While throwing his opinion on the verdict on the Complusary National Anthem issue he sadi, “The institutions tasked with protecting expression and plurality, seem to be at loggerheads with the objective itself. By creating elaborate formal ceremonies around it, are we taking the joy out of one of the most loved and celebrated lyrics in our country i.e. our National Anthem? What’s frightening is that the court order has just become yet another weapon in the hands of any goon who is keen to stamp his authority. We are rapidly descending into a mindset where the most critical objective of a work of art is to make sure that it offends nobody no matter how many thematic or creative compromises it has to make. This is the most worrying part – that creative minds have begun to self-censor their thoughts and have started killing ideas before they germinate so as to avoid any conflict. And that is really frightening. The advocates of this vandalism claim that unique measures must be taken to protect our unique culture”.

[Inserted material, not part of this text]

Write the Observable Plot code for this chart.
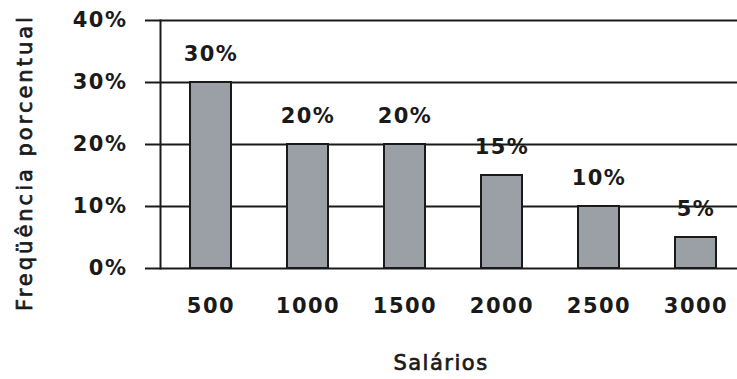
<!DOCTYPE html>
<html>
<head>
<meta charset="utf-8">
<script src="https://cdn.jsdelivr.net/npm/d3@7"></script>
<script src="https://cdn.jsdelivr.net/npm/@observablehq/plot@0.6"></script>
<style>
  html, body { margin: 0; padding: 0; background: #fff; }
  #chart { width: 737px; height: 379px; }
  .ytitle text { letter-spacing: 3px; }
</style>
</head>
<body>
<div id="chart"></div>
<script>
const salarios = ["500", "1000", "1500", "2000", "2500", "3000"];
const frequencias = [30, 20, 20, 15, 10, 5];
const yTicks = [0, 10, 20, 30, 40];
const xTitle = "Salários";
const yTitle = "Freqüência porcentual";

const data = salarios.map((s, i) => ({salario: s, freq: frequencias[i]}));
const ink = "#1a1a1a";

const chart = Plot.plot({
  width: 737,
  height: 379,
  marginTop: 20,
  marginBottom: 111,
  marginLeft: 160,
  marginRight: 0,
  style: {fontFamily: "DejaVu Sans", background: "white", color: ink, letterSpacing: "1.5px", overflow: "visible"},
  x: {domain: salarios, range: [160, 745], paddingInner: 0.58, paddingOuter: 0.29, align: 0.5},
  y: {domain: [0, 40]},
  marks: [
    Plot.ruleY(yTicks, {stroke: ink, strokeWidth: 2}),
    Plot.barY(data, {x: "salario", y: "freq", fill: "#9b9fa6", stroke: ink, strokeWidth: 2}),
    Plot.frame({anchor: "left", stroke: ink, strokeWidth: 2}),
    Plot.axisY(yTicks, {tickSize: 15, tickPadding: 18, tickFormat: d => d + "%", fontSize: 21, fontWeight: "bold", strokeWidth: 2, label: null}),
    Plot.axisX({tickSize: 0, tickPadding: 30, fontSize: 21, fontWeight: "bold", label: null}),
    Plot.text(data, {x: "salario", y: "freq", text: d => d.freq + "%", dy: -28, fontSize: 21, fontWeight: "bold"}),
    Plot.text([xTitle], {frameAnchor: "bottom", lineAnchor: "middle", textAnchor: "middle", dy: 95, dx: -8, fontSize: 21, fill: ink, stroke: ink, strokeWidth: 0.7}),
    Plot.text([yTitle], {frameAnchor: "left", textAnchor: "middle", lineAnchor: "middle", rotate: -90, dx: -135, dy: 18, fontSize: 21, fill: ink, stroke: ink, strokeWidth: 0.7, className: "ytitle"})
  ]
});
document.getElementById("chart").appendChild(chart);
</script>
</body>
</html>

He also compared the current scenario in India on par with the a similar scenario in Hollywood in early part of 20th Century that resulted in Television becoming popular among masses and said, “Let me tell you there is nothing unique about these methods. We seem to be following the script that Hollywood had written almost 100 years ago. In the early part of the 20th century, Hollywood had decided to self-regulate itself. It adopted a production code and insisted on its enforcement for almost 25 years. The code covered the use of profanity like hell and damn, any suggestive nudity, wilful offense of any nation, race or creed and any ridicule of the clergy among other things”.

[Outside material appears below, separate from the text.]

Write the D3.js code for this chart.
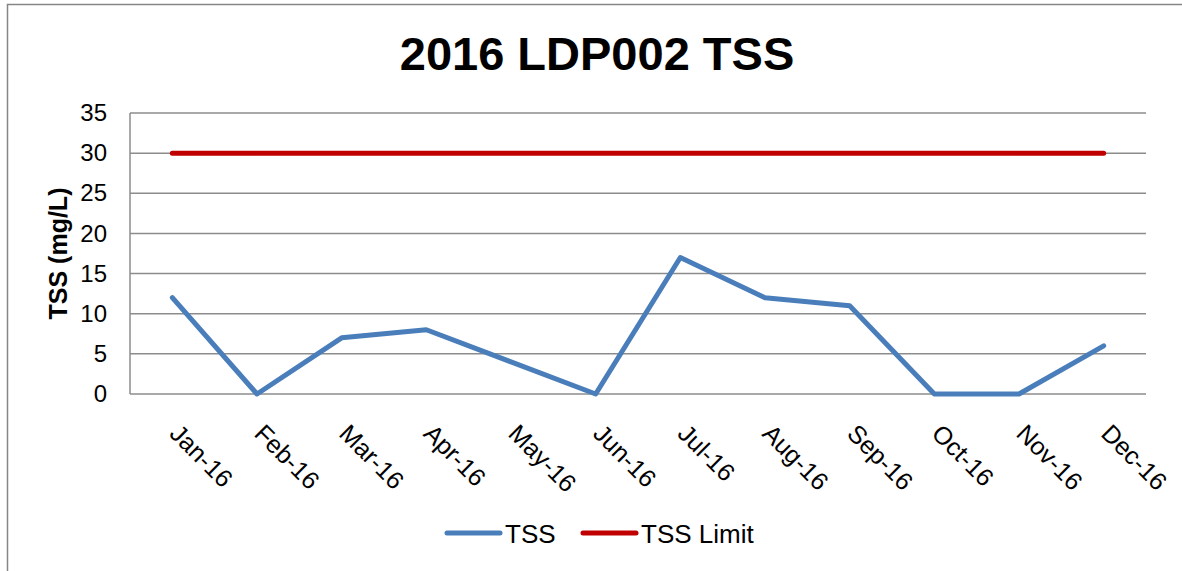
<!DOCTYPE html>
<html>
<head>
<meta charset="utf-8">
<script src="https://cdn.jsdelivr.net/npm/d3@7"></script>
<style>
    body { margin: 0; background: #fff; }
    text { font-family: "Liberation Sans", Arial, sans-serif; }
</style>
</head>
<body>
<div id="chart"></div>
<script>
const width = 1182;
const height = 571;

const months = ["Jan-16", "Feb-16", "Mar-16", "Apr-16", "May-16", "Jun-16",
    "Jul-16", "Aug-16", "Sep-16", "Oct-16", "Nov-16", "Dec-16"];
const tss = [12, 0, 7, 8, 4, 0, 17, 12, 11, 0, 0, 6];
const tssLimit = [30, 30, 30, 30, 30, 30, 30, 30, 30, 30, 30, 30];
const yTicks = [0, 5, 10, 15, 20, 25, 30, 35];

const plot = { left: 130, right: 1146, top: 113, bottom: 394 };

const svg = d3.select("#chart")
    .append("svg")
    .attr("width", width)
    .attr("height", height);

// outer chart border
svg.append("rect")
    .attr("x", 7.5)
    .attr("y", 4.5)
    .attr("width", 1200)
    .attr("height", 600)
    .attr("fill", "none")
    .attr("stroke", "#868686")
    .attr("stroke-width", 1.5);

const x = d3.scaleBand()
    .domain(months)
    .range([plot.left, plot.right]);

const y = d3.scaleLinear()
    .domain([0, 35])
    .range([plot.bottom, plot.top]);

// gridlines
svg.append("g")
    .selectAll("line")
    .data(yTicks)
    .enter()
    .append("line")
    .attr("x1", plot.left)
    .attr("x2", plot.right)
    .attr("y1", d => y(d))
    .attr("y2", d => y(d))
    .attr("stroke", "#8c8c8c")
    .attr("stroke-width", 1.5);

// vertical axis line
svg.append("line")
    .attr("x1", plot.left)
    .attr("x2", plot.left)
    .attr("y1", plot.top)
    .attr("y2", plot.bottom)
    .attr("stroke", "#8c8c8c")
    .attr("stroke-width", 1.5);

// y tick labels
const yAxis = d3.axisLeft(y).tickValues(yTicks).tickSize(0).tickPadding(23);
const gy = svg.append("g")
    .attr("transform", "translate(" + plot.left + ",0)")
    .call(yAxis);
gy.select(".domain").remove();
gy.selectAll("text")
    .style("font-size", "24px")
    .style("font-family", "Liberation Sans, Arial, sans-serif")
    .attr("fill", "#000");

// x labels, rotated
svg.append("g")
    .selectAll("text")
    .data(months)
    .enter()
    .append("text")
    .attr("transform", d => "translate(" + (x(d) + x.bandwidth() / 2 - 4) + ",435) rotate(45)")
    .attr("text-anchor", "start")
    .style("font-size", "25px")
    .text(d => d);

const line = d3.line()
    .x((d, i) => x(months[i]) + x.bandwidth() / 2)
    .y(d => y(d));

svg.append("path")
    .datum(tssLimit)
    .attr("d", line)
    .attr("fill", "none")
    .attr("stroke", "#c00000")
    .attr("stroke-width", 5)
    .attr("stroke-linecap", "round");

svg.append("path")
    .datum(tss)
    .attr("d", line)
    .attr("fill", "none")
    .attr("stroke", "#4a7ebb")
    .attr("stroke-width", 5)
    .attr("stroke-linecap", "round")
    .attr("stroke-linejoin", "round");

// title
svg.append("text")
    .attr("x", 597)
    .attr("y", 70)
    .attr("text-anchor", "middle")
    .style("font-size", "47px")
    .style("font-weight", "bold")
    .text("2016 LDP002 TSS");

// y axis title
svg.append("text")
    .attr("transform", "translate(67," + ((plot.top + plot.bottom) / 2 + 0) + ") rotate(-90)")
    .attr("text-anchor", "middle")
    .style("font-size", "25px")
    .style("font-weight", "bold")
    .text("TSS (mg/L)");

// legend
const legend = [
    { name: "TSS", color: "#4a7ebb", x: 447 },
    { name: "TSS Limit", color: "#c00000", x: 583 }
];
const lg = svg.append("g")
    .selectAll("g")
    .data(legend)
    .enter()
    .append("g")
    .attr("transform", d => "translate(" + d.x + ",533)");
lg.append("line")
    .attr("x1", 0)
    .attr("x2", 53)
    .attr("stroke", d => d.color)
    .attr("stroke-width", 5)
    .attr("stroke-linecap", "round");
lg.append("text")
    .attr("x", 58)
    .attr("y", 10)
    .style("font-size", "26px")
    .text(d => d.name);
</script>
</body>
</html>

“Doesn’t it sound familiar? The similarity with our own moral code is striking to say the least. Interestingly, television that was just arriving in American homes then, emerged as the challenger to this regime. Along with European cinema that came into the US, television buried this regressive moral code”.
Finally, He concluded that the regulation imposed on the creativity will result in the birth of content revolution in Digital Media and said, “The question today is – will digital play the same role for our generation and our country? The role of a progressive challenger, the role of providing a bigger canvas to creativity and creating a space for dissenting points of view. This new medium has the ability to truly democratize broadcasting.”
“It offers the creative community the rare opportunity to rethink from scratch their art and how it is communicated. Only when modern technology and contemporary creativity truly come together, will we create a compelling and powerful media and entertainment offering”
The content was from the Theme Address delivered by Mr Uday Shankar, Chairman, FICCI Media & Entertainment Committee and Chairman & CEO, Star India.